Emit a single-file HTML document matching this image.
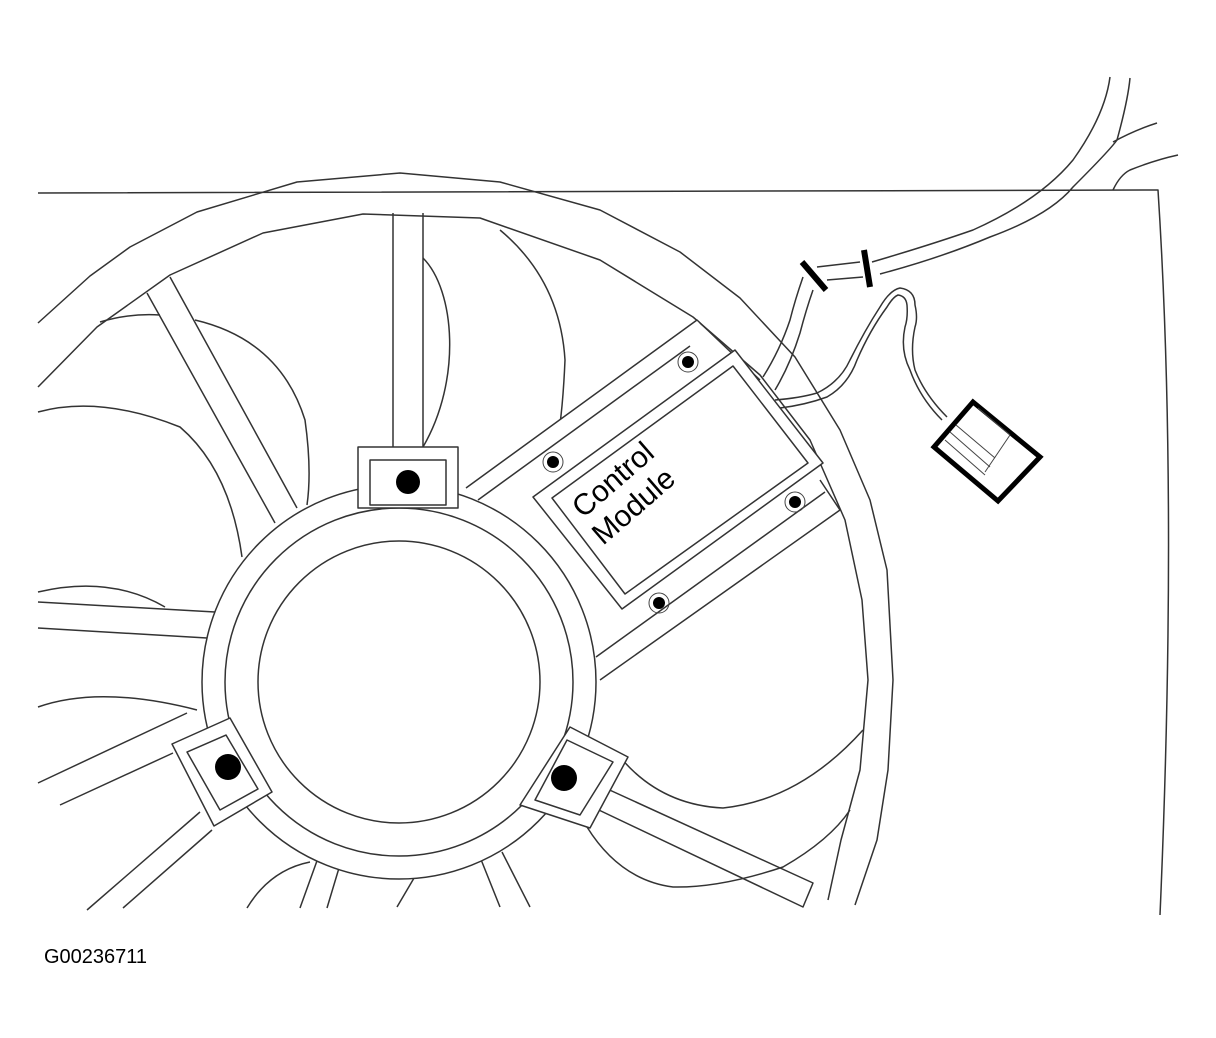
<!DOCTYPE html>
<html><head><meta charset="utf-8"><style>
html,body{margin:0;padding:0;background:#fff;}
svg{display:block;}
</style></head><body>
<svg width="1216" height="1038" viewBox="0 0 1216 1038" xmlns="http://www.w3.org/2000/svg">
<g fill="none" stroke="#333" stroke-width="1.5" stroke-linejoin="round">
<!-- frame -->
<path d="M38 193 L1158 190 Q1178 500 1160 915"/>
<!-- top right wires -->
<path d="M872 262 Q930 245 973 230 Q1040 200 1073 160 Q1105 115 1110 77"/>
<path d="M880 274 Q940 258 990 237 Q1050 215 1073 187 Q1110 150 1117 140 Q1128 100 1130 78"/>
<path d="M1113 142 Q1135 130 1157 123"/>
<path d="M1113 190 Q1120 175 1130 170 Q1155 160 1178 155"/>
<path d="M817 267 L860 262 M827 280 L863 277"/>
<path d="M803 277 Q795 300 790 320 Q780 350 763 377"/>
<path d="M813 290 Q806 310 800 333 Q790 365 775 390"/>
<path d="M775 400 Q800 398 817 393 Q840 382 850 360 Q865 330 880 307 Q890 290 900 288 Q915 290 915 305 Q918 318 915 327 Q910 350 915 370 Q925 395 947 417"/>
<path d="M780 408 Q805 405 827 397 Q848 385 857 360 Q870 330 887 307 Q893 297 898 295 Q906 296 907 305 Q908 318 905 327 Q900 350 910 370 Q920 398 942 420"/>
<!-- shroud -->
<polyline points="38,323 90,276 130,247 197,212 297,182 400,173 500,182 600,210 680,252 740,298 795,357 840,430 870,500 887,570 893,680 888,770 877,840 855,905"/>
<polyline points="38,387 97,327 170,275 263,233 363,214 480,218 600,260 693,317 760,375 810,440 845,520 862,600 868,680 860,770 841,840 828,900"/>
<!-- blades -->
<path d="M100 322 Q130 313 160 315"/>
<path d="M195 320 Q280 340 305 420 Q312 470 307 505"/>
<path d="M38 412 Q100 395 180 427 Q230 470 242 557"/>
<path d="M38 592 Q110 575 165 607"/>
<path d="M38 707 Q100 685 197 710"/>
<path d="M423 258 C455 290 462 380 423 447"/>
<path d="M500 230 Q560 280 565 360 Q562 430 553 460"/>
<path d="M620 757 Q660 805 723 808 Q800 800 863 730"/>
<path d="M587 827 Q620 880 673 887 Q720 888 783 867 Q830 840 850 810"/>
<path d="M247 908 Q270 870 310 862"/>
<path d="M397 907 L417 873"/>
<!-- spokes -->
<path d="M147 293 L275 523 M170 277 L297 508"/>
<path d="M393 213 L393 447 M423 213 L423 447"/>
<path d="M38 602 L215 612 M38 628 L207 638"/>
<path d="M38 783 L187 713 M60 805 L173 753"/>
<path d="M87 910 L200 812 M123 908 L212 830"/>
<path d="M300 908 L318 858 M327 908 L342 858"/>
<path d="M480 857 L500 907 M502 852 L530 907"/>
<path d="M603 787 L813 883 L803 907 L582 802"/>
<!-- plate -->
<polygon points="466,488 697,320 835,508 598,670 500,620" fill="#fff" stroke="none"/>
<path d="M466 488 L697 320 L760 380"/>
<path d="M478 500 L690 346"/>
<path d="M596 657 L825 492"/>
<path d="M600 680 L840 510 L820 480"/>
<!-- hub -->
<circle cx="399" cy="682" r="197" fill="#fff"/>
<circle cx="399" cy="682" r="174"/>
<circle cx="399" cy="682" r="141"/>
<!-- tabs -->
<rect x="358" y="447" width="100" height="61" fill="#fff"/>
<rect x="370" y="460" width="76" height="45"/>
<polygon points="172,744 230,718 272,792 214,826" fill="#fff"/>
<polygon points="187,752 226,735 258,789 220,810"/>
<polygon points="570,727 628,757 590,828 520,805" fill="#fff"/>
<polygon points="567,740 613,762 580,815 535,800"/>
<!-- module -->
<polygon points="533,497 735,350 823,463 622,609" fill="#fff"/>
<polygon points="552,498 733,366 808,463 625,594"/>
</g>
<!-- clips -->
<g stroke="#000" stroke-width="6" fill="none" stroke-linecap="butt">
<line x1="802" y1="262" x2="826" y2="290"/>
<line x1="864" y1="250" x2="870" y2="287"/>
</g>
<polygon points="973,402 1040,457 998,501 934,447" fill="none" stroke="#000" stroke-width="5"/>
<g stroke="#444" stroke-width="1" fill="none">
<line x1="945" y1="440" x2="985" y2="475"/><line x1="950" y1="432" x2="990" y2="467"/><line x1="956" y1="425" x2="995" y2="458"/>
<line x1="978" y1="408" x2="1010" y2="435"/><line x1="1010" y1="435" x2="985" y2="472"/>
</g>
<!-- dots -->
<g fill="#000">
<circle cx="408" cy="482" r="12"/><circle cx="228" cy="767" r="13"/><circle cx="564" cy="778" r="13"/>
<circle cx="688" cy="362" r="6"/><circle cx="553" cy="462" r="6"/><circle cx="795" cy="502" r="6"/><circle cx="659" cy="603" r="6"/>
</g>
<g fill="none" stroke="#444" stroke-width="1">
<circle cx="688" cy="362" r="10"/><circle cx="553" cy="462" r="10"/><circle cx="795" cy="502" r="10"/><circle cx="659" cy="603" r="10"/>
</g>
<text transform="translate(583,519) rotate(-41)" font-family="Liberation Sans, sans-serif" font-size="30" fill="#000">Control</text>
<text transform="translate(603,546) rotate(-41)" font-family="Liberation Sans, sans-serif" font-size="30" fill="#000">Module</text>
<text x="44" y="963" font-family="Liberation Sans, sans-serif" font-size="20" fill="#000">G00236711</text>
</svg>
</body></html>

::::

Return the whole listing, word for word, and leave out every picture.

Emit a single-file HTML document matching this image.
<!DOCTYPE html>
<html><head><meta charset="utf-8"><style>
html,body{margin:0;padding:0;background:#fff;}
svg{display:block;}
</style></head><body>
<svg width="1216" height="1038" viewBox="0 0 1216 1038" xmlns="http://www.w3.org/2000/svg">
<g fill="none" stroke="#333" stroke-width="1.5" stroke-linejoin="round">
<!-- frame -->
<path d="M38 193 L1158 190 Q1178 500 1160 915"/>
<!-- top right wires -->
<path d="M872 262 Q930 245 973 230 Q1040 200 1073 160 Q1105 115 1110 77"/>
<path d="M880 274 Q940 258 990 237 Q1050 215 1073 187 Q1110 150 1117 140 Q1128 100 1130 78"/>
<path d="M1113 142 Q1135 130 1157 123"/>
<path d="M1113 190 Q1120 175 1130 170 Q1155 160 1178 155"/>
<path d="M817 267 L860 262 M827 280 L863 277"/>
<path d="M803 277 Q795 300 790 320 Q780 350 763 377"/>
<path d="M813 290 Q806 310 800 333 Q790 365 775 390"/>
<path d="M775 400 Q800 398 817 393 Q840 382 850 360 Q865 330 880 307 Q890 290 900 288 Q915 290 915 305 Q918 318 915 327 Q910 350 915 370 Q925 395 947 417"/>
<path d="M780 408 Q805 405 827 397 Q848 385 857 360 Q870 330 887 307 Q893 297 898 295 Q906 296 907 305 Q908 318 905 327 Q900 350 910 370 Q920 398 942 420"/>
<!-- shroud -->
<polyline points="38,323 90,276 130,247 197,212 297,182 400,173 500,182 600,210 680,252 740,298 795,357 840,430 870,500 887,570 893,680 888,770 877,840 855,905"/>
<polyline points="38,387 97,327 170,275 263,233 363,214 480,218 600,260 693,317 760,375 810,440 845,520 862,600 868,680 860,770 841,840 828,900"/>
<!-- blades -->
<path d="M100 322 Q130 313 160 315"/>
<path d="M195 320 Q280 340 305 420 Q312 470 307 505"/>
<path d="M38 412 Q100 395 180 427 Q230 470 242 557"/>
<path d="M38 592 Q110 575 165 607"/>
<path d="M38 707 Q100 685 197 710"/>
<path d="M423 258 C455 290 462 380 423 447"/>
<path d="M500 230 Q560 280 565 360 Q562 430 553 460"/>
<path d="M620 757 Q660 805 723 808 Q800 800 863 730"/>
<path d="M587 827 Q620 880 673 887 Q720 888 783 867 Q830 840 850 810"/>
<path d="M247 908 Q270 870 310 862"/>
<path d="M397 907 L417 873"/>
<!-- spokes -->
<path d="M147 293 L275 523 M170 277 L297 508"/>
<path d="M393 213 L393 447 M423 213 L423 447"/>
<path d="M38 602 L215 612 M38 628 L207 638"/>
<path d="M38 783 L187 713 M60 805 L173 753"/>
<path d="M87 910 L200 812 M123 908 L212 830"/>
<path d="M300 908 L318 858 M327 908 L342 858"/>
<path d="M480 857 L500 907 M502 852 L530 907"/>
<path d="M603 787 L813 883 L803 907 L582 802"/>
<!-- plate -->
<polygon points="466,488 697,320 835,508 598,670 500,620" fill="#fff" stroke="none"/>
<path d="M466 488 L697 320 L760 380"/>
<path d="M478 500 L690 346"/>
<path d="M596 657 L825 492"/>
<path d="M600 680 L840 510 L820 480"/>
<!-- hub -->
<circle cx="399" cy="682" r="197" fill="#fff"/>
<circle cx="399" cy="682" r="174"/>
<circle cx="399" cy="682" r="141"/>
<!-- tabs -->
<rect x="358" y="447" width="100" height="61" fill="#fff"/>
<rect x="370" y="460" width="76" height="45"/>
<polygon points="172,744 230,718 272,792 214,826" fill="#fff"/>
<polygon points="187,752 226,735 258,789 220,810"/>
<polygon points="570,727 628,757 590,828 520,805" fill="#fff"/>
<polygon points="567,740 613,762 580,815 535,800"/>
<!-- module -->
<polygon points="533,497 735,350 823,463 622,609" fill="#fff"/>
<polygon points="552,498 733,366 808,463 625,594"/>
</g>
<!-- clips -->
<g stroke="#000" stroke-width="6" fill="none" stroke-linecap="butt">
<line x1="802" y1="262" x2="826" y2="290"/>
<line x1="864" y1="250" x2="870" y2="287"/>
</g>
<polygon points="973,402 1040,457 998,501 934,447" fill="none" stroke="#000" stroke-width="5"/>
<g stroke="#444" stroke-width="1" fill="none">
<line x1="945" y1="440" x2="985" y2="475"/><line x1="950" y1="432" x2="990" y2="467"/><line x1="956" y1="425" x2="995" y2="458"/>
<line x1="978" y1="408" x2="1010" y2="435"/><line x1="1010" y1="435" x2="985" y2="472"/>
</g>
<!-- dots -->
<g fill="#000">
<circle cx="408" cy="482" r="12"/><circle cx="228" cy="767" r="13"/><circle cx="564" cy="778" r="13"/>
<circle cx="688" cy="362" r="6"/><circle cx="553" cy="462" r="6"/><circle cx="795" cy="502" r="6"/><circle cx="659" cy="603" r="6"/>
</g>
<g fill="none" stroke="#444" stroke-width="1">
<circle cx="688" cy="362" r="10"/><circle cx="553" cy="462" r="10"/><circle cx="795" cy="502" r="10"/><circle cx="659" cy="603" r="10"/>
</g>
<text transform="translate(583,519) rotate(-41)" font-family="Liberation Sans, sans-serif" font-size="30" fill="#000">Control</text>
<text transform="translate(603,546) rotate(-41)" font-family="Liberation Sans, sans-serif" font-size="30" fill="#000">Module</text>
<text x="44" y="963" font-family="Liberation Sans, sans-serif" font-size="20" fill="#000">G00236711</text>
</svg>
</body></html>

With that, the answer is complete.